Het boek vangt aan wanneer Nico 14 is en Kine 11. Het is dan 1997. Via een opeenvolging van losse gebeurtenissen vertelt Kine haar visie op de feiten en laat ze zien hoe haar moeder zich gedraagt en hoe het voor de twee zussen is om in dit gezin op te groeien. Haar verhaal is schrijnend maar wordt niet triest verteld, waardoor het helemaal niet zwaar op de hand ligt. Twee jaar later wordt de fakkel aan Nico doorgegeven en vertelt zij hoe ze als zestienjarige binnen dit gezin leeft. Haar belangrijkste droom op dat ogenblik is geld bijeensparen voor een scooter. In 2001, 2004 en 2014 mogen respectievelijk Kine, Nico en weer Kine nogmaals hun kijk op het leven met hun moeder geven, waarbij het opvalt hoe beide zussen hun jeugd heel anders verwerkt hebben. Tegelijk is men getuige van de verwaarlozing door, en de aftakeling van een alcoholische moeder.

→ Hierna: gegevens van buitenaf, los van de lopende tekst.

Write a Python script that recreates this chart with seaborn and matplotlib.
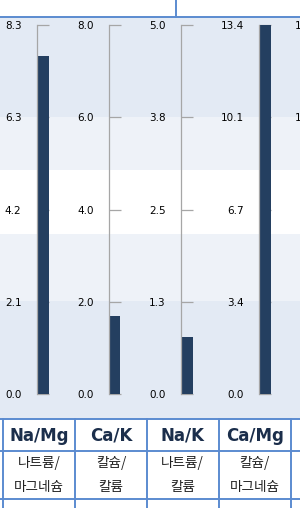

Mirthe van Doornik (1982), journalist en documentairemaker, debuteert overtuigend met dit boek. Dat heeft ook de uitgever blijkbaar door want vooraan op de cover prijkt een ronde sticker met daarop ‘Debuut van formaat.’, woorden van collega-schrijver Thomas Rosenboom. De woorden van Rosenboom zijn terecht. Hou toekomende debuutprijzen in de gaten want dit boek zou hierbij wel eens heel hoog kunnen scoren.
Moeders van anderen is integer geschreven en is zeer zeker geen aanklacht of beschuldiging. Van Doornik observeert de feiten en laat verder Nico en Kine aan het woord, die beschrijven wat ze zien en meemaken en hoe ze zich daarbij voelen. Beide zussen leggen andere accenten. Kine blijft geloven in het leven en heeft humor, terwijl Nico want angstiger is en controle nodig heeft. Nico is de oudste en ontfermt zich over Kine, maar op een bepaald punt in hun leven lijken die rollen zich te gaan omdraaien. Beiden hebben ze ook een eigen leven dat vooral om opgroeien draait en erbij horen, zoals dat voor alle tieners geldt. Scooters, muziek, vriendjes en school maken de dienst uit, ook in dit gezin. Door dat erbij te nemen, vermijdt van Doornik dat het een somber boek wordt dat alleen maar over het drankprobleem van de moeder gaat. Somber is het geenszins. Het laat zien dat ook kinderen uit probleemgezinnen een plaats kunnen vinden in het leven en dat ze niet altijd de weg op hoeven te gaan van de ouders.
Er valt niets op het boek aan te merken dat niet goed is. Het verhaal zit goed in elkaar en is bovendien ook heel erg boeiend, het is vlot en aangenaam geschreven, en het belicht een probleem dat een heel gezin ontwricht, op originele en heel luchtige wijze. Dus ja, nogmaals, Thomas Rosenboom heeft gelijk: een debuut van formaat.